Boise State University's football team is smoking, and some have wondered whether their blue football field may help explain their success...so much so that, a couple months back, Oregon State painted their practice field blue to help them prepare for playing on it.

Could practicing and playing on blue really give the Broncos a leg up? It seems unlikely.

But it seems less unlikely than it would have a decade or two ago. Not because the Boise football team is doing well -- there are plenty of years when the blue field didn't give them the magic -- but because of the many studies showing the power of color to affect behavior (e.g., see this piece).



Off the cuff, one candidate hypothesis for the benefit of blue might concern something called chromostereopsis, a tendency to overestimate the distance of blue relative to other colors. See the figure below, where the blue appears to be farther than the red. On a blue field, this means a tendency to overestimate the ground distance, which could mean overthrown passes. It would also lead to a perceived mismatch in distance to a receiver and to the ground beneath his feet, which may cause the quarterback confusion. 



Whether this applies in the broad-spectrum conditions on the actual field is another matter. In point of fact, I did attempt to walk onto the Bronco's blue field, but practice was under way, and I was politely asked to leave.

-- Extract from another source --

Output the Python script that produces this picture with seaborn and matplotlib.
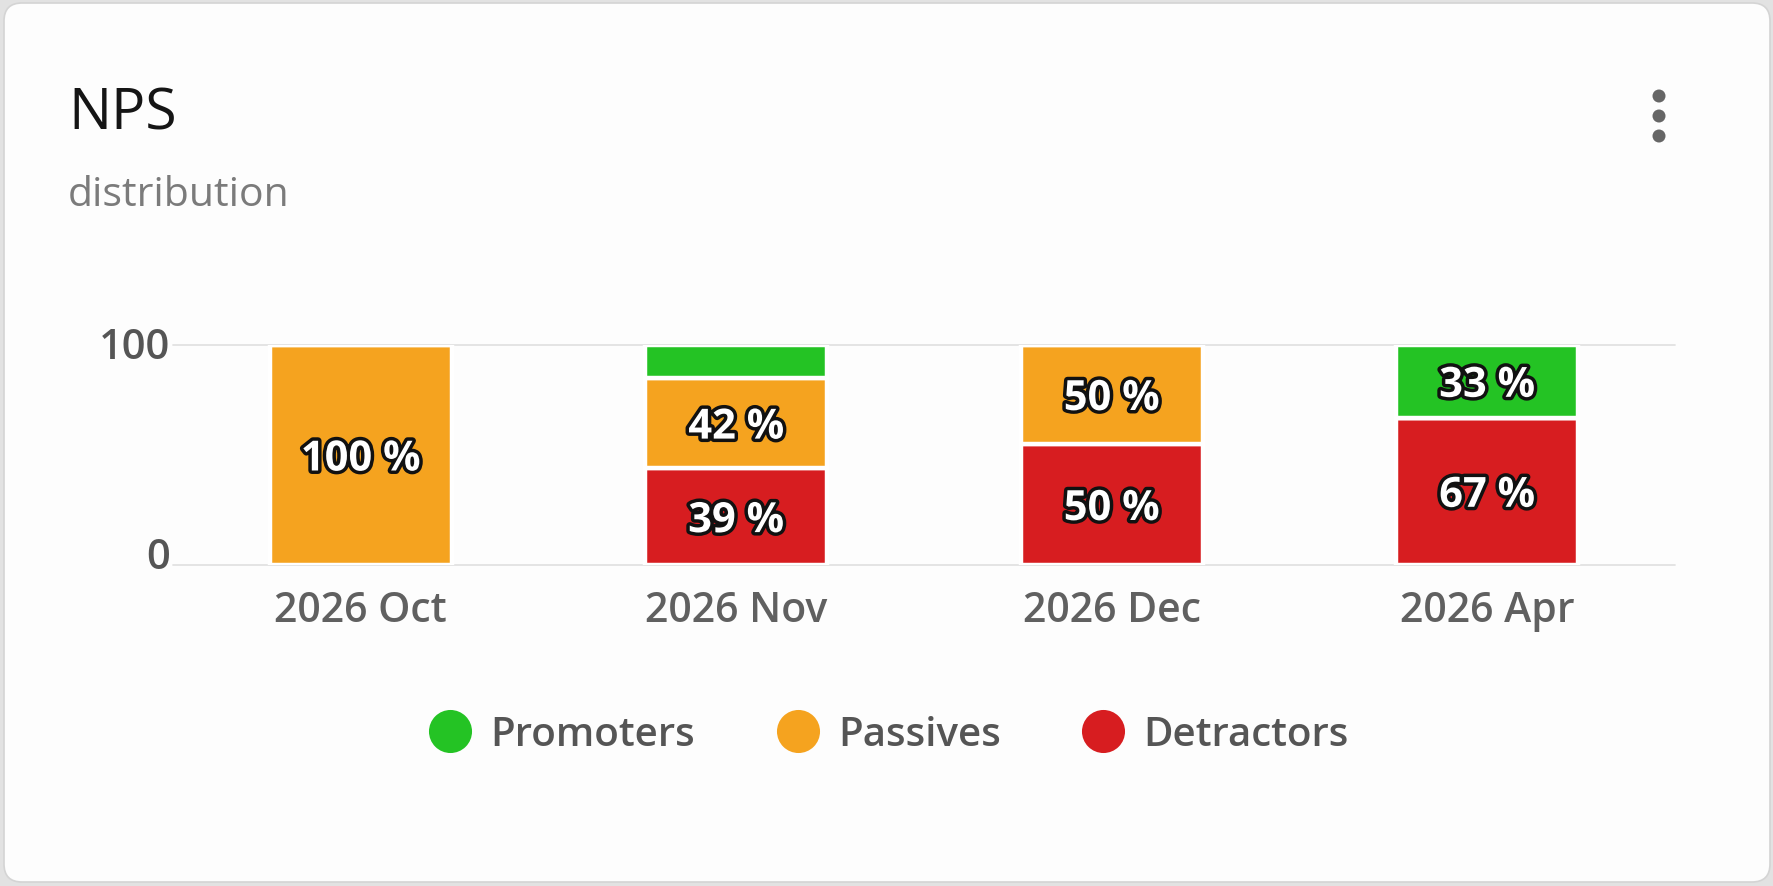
import matplotlib
matplotlib.use('Agg')
import matplotlib.pyplot as plt
import seaborn as sns
import pandas as pd
import numpy as np
from matplotlib.patches import FancyBboxPatch, Circle
import matplotlib.patheffects as pe
from matplotlib.lines import Line2D
from matplotlib.transforms import ScaledTranslation

# ---- data ----
months = ['2026 Oct', '2026 Nov', '2026 Dec', '2026 Apr']
promoters = [0, 15, 0, 33]
passives = [100, 41, 45, 0]
detractors = [0, 44, 55, 67]
promoter_labels = ['', '', '', '33 %']
passive_labels = ['100 %', '42 %', '50 %', '']
detractor_labels = ['', '39 %', '50 %', '67 %']
series = ['Promoters', 'Passives', 'Detractors']
colors = {'Promoters': '#24C324', 'Passives': '#F5A31F', 'Detractors': '#D71D20'}

df = pd.DataFrame({'month': months, 'Promoters': promoters,
                   'Passives': passives, 'Detractors': detractors})
labels_map = {'Promoters': promoter_labels, 'Passives': passive_labels,
              'Detractors': detractor_labels}

sns.set_theme(style='white')
plt.rcParams['font.family'] = ['Open Sans', 'DejaVu Sans']

fig = plt.figure(figsize=(17.74, 8.87), dpi=100, facecolor='#e2e2e2')

# background card (pixel coordinates)
bg = fig.add_axes([0, 0, 1, 1], zorder=0)
bg.set_xlim(0, 1774)
bg.set_ylim(887, 0)
bg.axis('off')
bg.add_patch(FancyBboxPatch((4, 4), 1766, 879,
                            boxstyle='round,pad=0,rounding_size=18',
                            fc='#fdfdfd', ec='#d4d4d4', lw=1.2))
for y in [97, 117, 137]:
    bg.add_patch(Circle((1659, y), 6.5, fc='#666666', ec='none'))
bg.text(68, 129, 'NPS', fontsize=41, color='#151515', va='baseline', ha='left')
bg.text(68, 206, 'distribution', fontsize=29.5, color='#7b7b7b', va='baseline', ha='left')

# main chart
ax = fig.add_axes([173 / 1774, 1 - 566 / 887, 1502 / 1774, 220 / 887], zorder=1)
ax.patch.set_alpha(0)

lab_shift = ScaledTranslation(0, -5 / 100, fig.dpi_scale_trans)
bottom = np.zeros(len(months))
for s in ['Detractors', 'Passives', 'Promoters']:
    vals = df[s].values.astype(float)
    sns.barplot(data=df, x='month', y=s, order=months, color=colors[s],
                saturation=1, width=0.485, bottom=bottom.copy(),
                edgecolor='white', linewidth=3.2, ax=ax)
    for i, (v, lab) in enumerate(zip(vals, labels_map[s])):
        if lab:
            ax.text(i, bottom[i] + v / 2, lab, ha='center', va='center',
                    fontsize=30, fontweight='bold', color='white', zorder=5,
                    transform=ax.transData + lab_shift,
                    path_effects=[pe.withStroke(linewidth=5, foreground='#111111')])
    bottom += vals

ax.set_xlim(-0.5, 3.5)
ax.set_ylim(0, 100)
ax.set_yticks([0, 100])
ax.grid(axis='y', color='#e2e2e2', lw=1.3)
ax.set_axisbelow(True)
for line in ax.get_ygridlines():
    line.set_clip_on(False)
sns.despine(ax=ax, left=True, bottom=True)
ax.set_xlabel('')
ax.set_ylabel('')
ax.tick_params(axis='y', length=0, pad=2, labelsize=30, labelcolor='#555555')
ax.tick_params(axis='x', length=0, pad=17, labelsize=29.5, labelcolor='#606060')
for tick in ax.yaxis.get_major_ticks():
    lab = tick.label1
    lab.set_fontweight('semibold')
    off = 13 if lab.get_text() == '0' else 3
    lab.set_transform(lab.get_transform() + ScaledTranslation(0, off / 100, fig.dpi_scale_trans))
for tick in ax.xaxis.get_major_ticks():
    tick.label1.set_fontweight('semibold')

handles = [Line2D([], [], marker='o', ls='', markersize=31,
                  markerfacecolor=colors[s], markeredgecolor='none') for s in series]
fig.legend(handles, series, loc='center', bbox_to_anchor=(0.5014, 0.1698), ncol=3,
           frameon=False, handlelength=1.0, handletextpad=0.5,
           columnspacing=2.04, labelcolor='#555555',
           prop={'size': 29, 'weight': 'semibold'})

fig.savefig('out.png', dpi=100, facecolor=fig.get_facecolor())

But it got me thinking: Surely we can provide a perceptually more powerful field color pattern than simply all-blue! Possibilities are endless, but let's consider just a few:

1. Place an illusion such as the Pinna and Brelstaff illusion onto the field, corrected for perspective (and thus working on viewers only at certain spots). Players running toward the center would briefly feel that the world is spinning.

Pinna and Brelstaff illusion

2. A more subtle idea would be to modulate the density of the artificial turf in such a way that one end of the field is coarse and the other end fine and dense. If the coarse-to-fine transition occurs smoothly, players' perceptions of distance will be altered. For example, when standing on the fine end of the field and looking at players on the coarse end, the viewed players will seem closer (and physically smaller) than they in fact are, potentially leading to an underthrown ball by the quarterback. Viewed from the opposite direction, the downfield players will seem farther (and physically larger) than they in fact are, leading to an overthrown ball. 

3. Blurry streaks could be placed on the field, perpendicular to the yard markers. When we move through the world, we get optic streaks on our retina, something that indicates to our brains that we are in motion. If blurry streaks are painted onto the field, the runner's visual field may be tricked into thinking it is moving more quickly than it in fact is...and so the runner will end up moving more slowly. Blurry streaks could also be made via having the home team audience dress in colors as a function of row.

4. Street-artists are famous for their forced-perspective paintings, like that in the photograph below. The obvious painting to do for football is one depicting the opposing quarterback' momma having intimate relations with the home team coach. Sure, it would only be perceptually effective from just one spot on the field, but it would be well worth the wait!